Une trêve dont il profite pour poursuivre son engagement européen. Appuyé par Jacques Chirac, il prend en 2001 la tête de la Convention européenne, qui est chargée d’élaborer pour la première fois une Constitution pour l’Europe.
Pour Valéry Giscard d’Estaing, l’Europe est l’engagement de toute une vie. En 1957 déjà, jeune député de la IVe République, il avait exprimé dans un vibrant plaidoyer à l’Assemblée nationale sa « foi raisonnée » dans l’Europe, appelant à la ratification du Traité de Rome. Il s’affirme partisan d’une « troisième voie », entre une « Europe supranationale et une Europe des États ».
Sous sa présidence, la France est actrice de l’approfondissement de la construction européenne. Avec Helmut Schmidt, chancelier d’Allemagne, il crée le Conseil européen en décembre 1974 et lance le système monétaire européen, précurseur de l’union monétaire et de l’euro. Enfin, il ratifie l’élection d’un Parlement supranational européen au suffrage universel direct, donnant lieu aux premières élections européennes en 1979.
Valéry Giscard d’Estaing est à l’origine d’un autre club multilatéral : le 15 novembre 1975, il réunit les représentants des États-Unis, du Japon, de la France, de l’Allemagne de l’Ouest et du Royaume-Uni au château de Rambouillet. C’est la naissance du G5 – devenu depuis G7 avec l’ajout de l’Italie et du Canada – qui rassemble tous les ans les chefs d’État pour aborder les questions économiques et financières d’actualité.
Élu à l’Académie française en 2004
C’est dans un exutoire inattendu que l’ancien président va trouver refuge une fois passé l’âge des responsabilités politiques : la littérature. Soutenu notamment par Jean d’Ormesson, il est élu à l’Académie française le 11 décembre 2003. Une élection qui apparaît comme davantage politique que littéraire car Valéry Giscard d’Estaing n’a alors écrit que des essais politiques, ses propres mémoires et un surprenant roman semi-érotique « Le Passage », dans lequel il met en scène une histoire d’amour entre un notaire et une auto-stoppeuse.
En 2009, il récidive avec « La Princesse et le Président », qui traite d’une relation sentimentale entre deux personnages rappelant Lady Diana et lui-même, ravivant les rumeurs d’une liaison. Il affirmera avoir « tout inventé ». Pourtant, une sulfureuse réputation de Don Juan colle à la peau de l’ancien président, puisqu’on lui a longtemps prêté une liaison avec une célèbre actrice. La véracité de cette liaison aurait par ailleurs longtemps obsédé son rival Jacques Chirac. Rival qu’il enterra en 2019 alors même que le Corrézien n’aimait rien tant que moquer l’âge de Valéry Giscard d’Estaing.

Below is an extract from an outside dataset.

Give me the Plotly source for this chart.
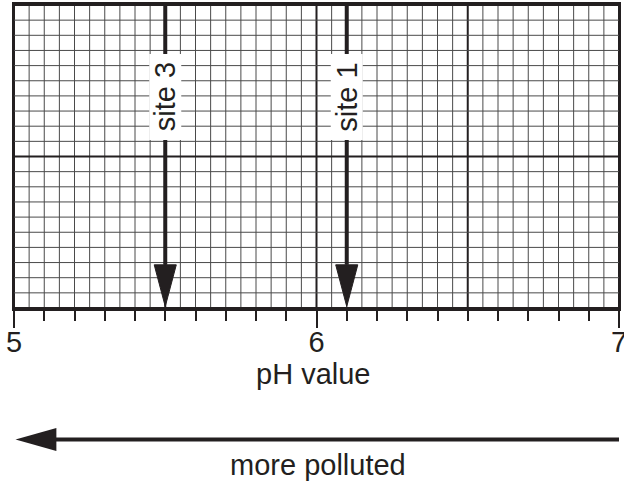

En 2012, Valéry Giscard d’Estaing avait prévenu François Hollande : « Il pourrait advenir que je meure pendant votre mandat ». Et de réclamer : « Je ne veux aucune cérémonie officielle, aucun hommage de l’État. » Sa volonté sera respectée, avait alors assuré François Hollande. Giscard avait sans doute à l’idée de partir aussi simplement que l’avait été son arrivée à pied à l’Élysée.